Orange Juice vs. Oranges

Orange Juice (Simply, 1 cup) 110cal, 2p/26c/0f Orange (generic, 1 piece of fruit) 45cal, 1p/11c/0f

Fruit juices are delicious, but they are definitely not the same as actual fruit.  Replacing fruit juices with actual fruit is an easy and cost effective way for you to cut some calories from your diet.  Using orange juice as an example, you can see that a cup of orange juice has over double the amount of calories and carbs that an orange has.  Keep in mind that if you’re pouring a glass of orange juice, you’re probably having more than one serving! Orange juice also doesn’t have the same fiber content as oranges, which means it doesn’t make you feel full the same way eating an orange does and it also takes much less energy for your body to digest.  It is very easy to drink calories, which is problematic if you’re trying to lose weight. Try swapping out your orange juice (or any other fruit juice) for actual fruit!

Bagel vs. English Muffin

Bagel (1, generic) 230cal, 7p/55c/2.5f English Muffin (1, Thomas) 100cal, 3p/28c/1f

Everyone loves a good bagel.  Especially when it’s covered in butter or cream cheese… Only problem is that bagels are typically very calorie dense.  Obviously there are many different kinds of bagels and some are better than others, but in general they are all very high in calories due to a high carb and sometimes fat content.  A less calorie dense alternative to bagels is English muffins. English muffins have less than half the calories that bagels have, so if you’re looking to cut some calories consider making the switch.  

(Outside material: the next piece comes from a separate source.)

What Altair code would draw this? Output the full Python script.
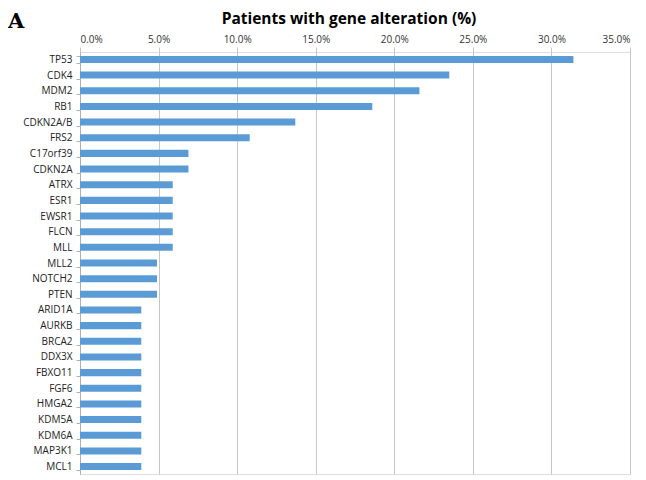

Bacon and/or Sausage vs. Canadian Bacon and/or Chicken Sausage

Bacon (2 slices, Smithfield thick cut) 120cal, 6p/0c/10f Canadian Bacon (2 slices, Hormel)70cal, 10p/1c/2.5f

Sausage (Johnsonville, 1 patty)100cal, 5p/0c/9f Chicken Sausage (Johnsonville, 1 patty) 80 cal, 7p/0c/5f

Bacon and sausage are some of my favorite foods.  It’s hard to beat the taste of a perfectly crisp strip of bacon or sausage patty.  But as tasty as these foods may be, it is important to consume them in moderation because they are high in calories and very easy to overeat.  Some less calorie dense, higher protein options to bacon and sausage are Canadian bacon and chicken sausage. Both of these foods have higher protein contents than regular bacon or sausage, which means they’re harder to over-consume and they take more energy to break down and digest.  They also have fewer calories due to the lower fat contents.

Butter vs. Avocado

Butter (2 tbsp)180cal, 0p/0c/20f Avocado (2tbsp) 60cal, 1p/3c/5f

Butter is a common thing to spread on toast, bagels, and English muffins, etc. because it is so tasty.  However, butter is very high in fat and low in nutrients. 2 tablespoons of butter has almost 200 calories by itself, and most people probably use far more than this amount.  Instead of spreading butter on your bread, try spreading avocado on it instead. Avocados are a great source of essential fatty acids as well as multiple vitamins and minerals and they’re much lower in calories than butter!

General Considerations for a Healthy Breakfast

Like we discussed last week, you shouldn’t demonize any certain foods.  This article was just meant to give you some ideas about how to make your breakfast a little healthier if that’s something you’re looking to do.  Limit the amount of processed foods like bacon, cereal, bagels, and orange juice, and increase your consumption of single ingredient foods such as oranges and avocados.